I would recommend The Hunger Games on audio, and basically everything Stephen Pratchett has written. Also Harry Potter, which works remarkably well--a good reader can get you through some pretty awkward prose.
posted by suelac at 9:44 AM on April 3, 2015 [1 favorite]


Switch from showers to baths, and keep a book in the bathroom. This has helped me more than anything else - plus, it's really rather nice to have a point in every day where you can look forward to something that feels like a relaxing indulgence, even thought it has a very functional side, too.
posted by DingoMutt at 10:21 AM on April 3, 2015


Best answer: I've been struck by reading problems during depressive spells. The two things that seem to work for me then are a) re-reading books I know I enjoy and b) reading good young adult or children's fiction. Occasionally these converge.

I know you say you want to get to some books on your list, and you can do that eventually--you may just do better during "spells" with strategies like these, and that'll keep you in the reading habit until you can get to heavier or newer stuff.

I don't know if you're female but I found out a few years ago that losing reading ability--even for really dedicated readers--as a result of depression is apparently common. Not only did all the women in my book group say they'd had that happen, they remembered the books that brought them back. (Short fiction seemed to be the order of the day there, so possibly that's something to consider too.)
posted by dlugoczaj at 10:32 AM on April 3, 2015 [4 favorites]


Length is a big factor for me but also number of characters. There is something about the constant introduction of new characters when I am anxious or manic that is just ... not on. I keep meaning to do an AskMe about books with very few characters, then I look at my to read pile in shame and forget about it.

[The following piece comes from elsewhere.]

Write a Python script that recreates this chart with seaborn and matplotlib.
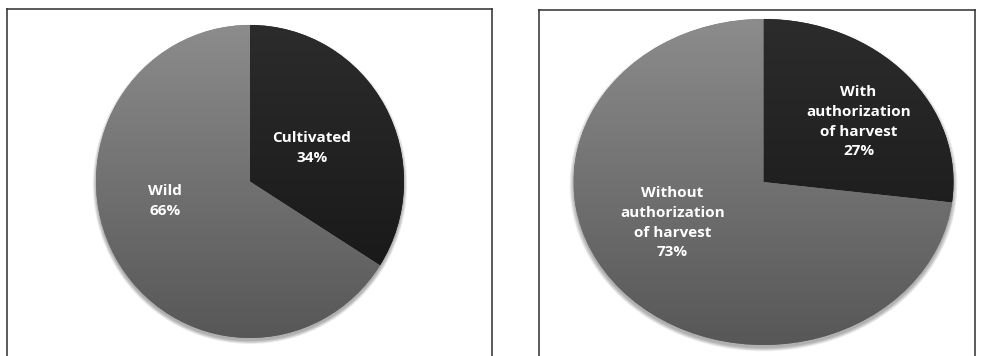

Baroque sentences are OK when there's nothing else to keep track of; I can enjoy the language without stressing out over the moving parts of a complex story. Beckett's Molloy/Malone Dies/The Unnameable trilogy is a favourite. Italo Calvino's Invisible Cities is another comfort because every page is a self-contained piece of writing. There's always an exit point so I don't feel like I've failed at reading. Donald Barthelme's conversation stories, nothing could be simpler, just two people talking. Jorge Luis Borges gets more done in a few pages than most writers in a few hundred. Ditto Lydia Davis, although reading about someone else's anxieties can sometimes exacerbate my own. I wish all these suggestions weren't so same-y but, hey, I likes what I like.